Saturday, March 26, 2011

Phantastes - Chapter 10

Well this one is greatly delayed due to real life stuff. I ended up quitting my job and taking on a new job at a great company, and while I'm happy with the transition it didn't leave me a lot of free time or energy for literary analysis.

Fortunately, things are settling down and now I will move on to Chapter 10 of this fantastic book!

This is a long chapter so it's hard for me to speak of it as a single thing. It is a single story, but it has several different phases. The beginning is the desert. MacDonald writes, "The shadow was in my heart as well as at my heels." In my opinion, this is emblematic of both the desert and the shadow. The hopelessness, the barrenness of life itself. I have been through a desert very like it, although I don't remember seeing the gremlins. Mine was a solitary desert.

Then the next phase is when he sees the stream. It is small, but it is not affected by the desert. It is cheerful even though it travels through a barren land, and the place where the stream goes, it brings life. A couple things I see here. First, he emphasizes the sound of the stream, that it bubbles and "sings", which is interesting because the protagonist himself is described as a singer. Singing is much of his identity. Second, the stream reminds me of the stream referenced in Ezekiel 47, where it flows from the throne of God through the Israeli desert and down to the Dead Sea (AKA the Salt Sea). Everywhere that stream goes, it brings life. It turns the salt water into fresh water.

This interplay between the protagonist and the stream continues with, "A gush of joy sprang forth in my heart, and over flowed at my eyes." Thus while the spring shared Anodos's singing, Anodos shares the spring's "gushing". Also remember that it was a spring of water, flowing from Anodos's basin, that led him into Fairy Land in the first place. This is the second time that he is guided by a stream to his destination.

When he awakes, it's like he awakes from the grief of his shadow. He is in Fairy Land "for the first time" and it's like the story resets. He is still seeking the Marble Lady, but all of the joy and sorrow of the prior events is wiped out.

The "torrent eddies of pain have hollowed a great gulf". Again I believe that MacDonald is comparing the river to Anodos, because Anodos himself finds himself entering a place of tranquility, much like the tranquility of the water in that gulf.

The third major phase of this chapter begins when Anodos rides in the boat; he identifies with the river even more, because now he moves along in the timeless flow of the river, losing himself in "the great flow of sky above... unbroken in its infinitude." He is part of the river and the river is part of him.

MacDonald similarly gives away the purpose of the entire book in this chapter, when he says "But how have I wandered into the deeper fairyland of the soul...!" So it's clear that MacDonald thinks of Fairy Land as an analogy or metaphor of soulish life. Of course, this life that we now live is but an analogy or metaphor for the true life, and how I wish I could awake into that life! That I might die in a dream, and awake into the real life, the true life, of communion with God.

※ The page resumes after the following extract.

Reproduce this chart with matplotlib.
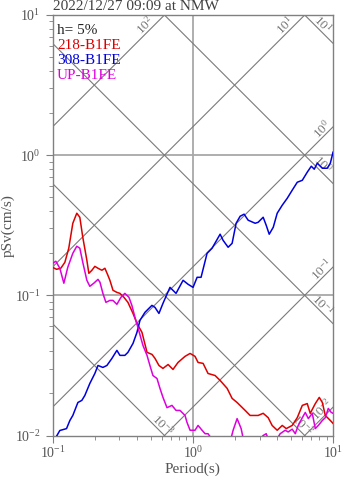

The fourth phase begins when Anodos leaves the river and enters the Fairy Palace. The Fairy Palace is definitely one of the loci of this story, a focus point around which other elements revolve. I feel like the story is structured so that half of it is Anodos's journey to the Palace, and the other half is Anodos's departure from the Palace back to "normal" life. In that sense, being in the Palace is the apex of the story (but not the climax - that comes towards the end).

I find it interesting how the stream flows from the fountain into the palace. Again this reminds me of Ezekiel 47 and the river that flows from the throne of God (well, from the threshold of the temple, but in Revelation 22:1 it flows from the throne of God).

I find it very interesting that Anodos is now marked as Sir Anodos. He is both a knight and a singer, where before in this book it was treated as a juxtaposition: the knight OR the singer. Back in Chapter 6, MacDonald writes:
"I am ashamed," he said, "to appear a knight, and in such a guise; but it behoves me to tell you to take warning from me, lest the same evil, in his kind, overtake the singer that has befallen the knight."
Now Anodos is both. As he falls asleep, this long and powerful chapter ends.